The investigators studied four men and one woman, aged 21-56 years, within 48 hours of relapse of disease syymptoms after initial diagnosis. Acute deterioration of visual acuity and the involvement of both anterior and posterior chambers confirmed the relapse of the eye condition panuveitis in all patients. A single intravenous infusion of 5 mg/kg infliximab was given over three hours in an outpatient setting. Systemic examination and detailed ophthalmological assessment (including visual acuity and measurement of intraocular pressure) were done before (day 0) and 1, 2, 4, 7, 10, 14, 21, and 28 days after treatment. Remission of ocular inflammation was evident within the first 24 hours, and complete suppression of symptoms was seen 7 days after treatment in all patients; no side-effects were noted.

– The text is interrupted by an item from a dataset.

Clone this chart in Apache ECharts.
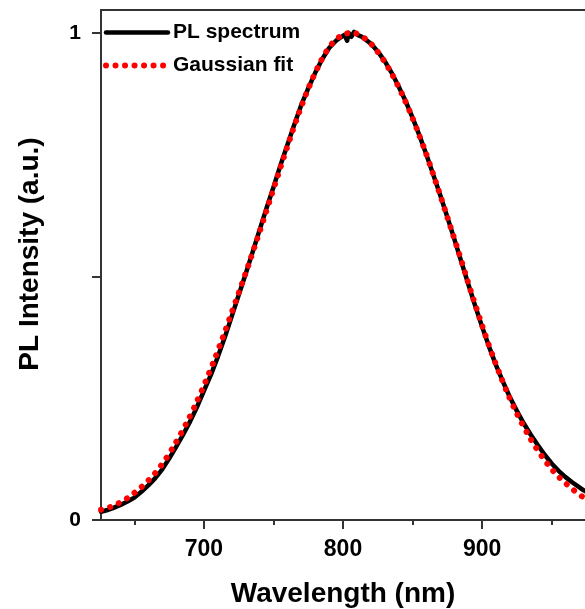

Petros Sfikakis comments: "These findings indicate that infliximab administration leads to rapid and effective suppression of acute ocular inflammation and extraocular manifestations in patients with Behçet's disease. A rapid therapeutic effect is essential in these patients in order to prevent the development of fixed retinal lesions that cause permanent visual impairment. Taken together with two case-reports describing successful treatment with infliximab of orogenital and skin ulcers and the gastrointestinal complications of Behçet's disease, our findings indicate that TNF has a central pathogenetic role in this disease. We suggest that TNF blockade is an effective new therapy for sight-threatening uveitis and perhaps other severe vasculitic manifestations of Behçet's disease."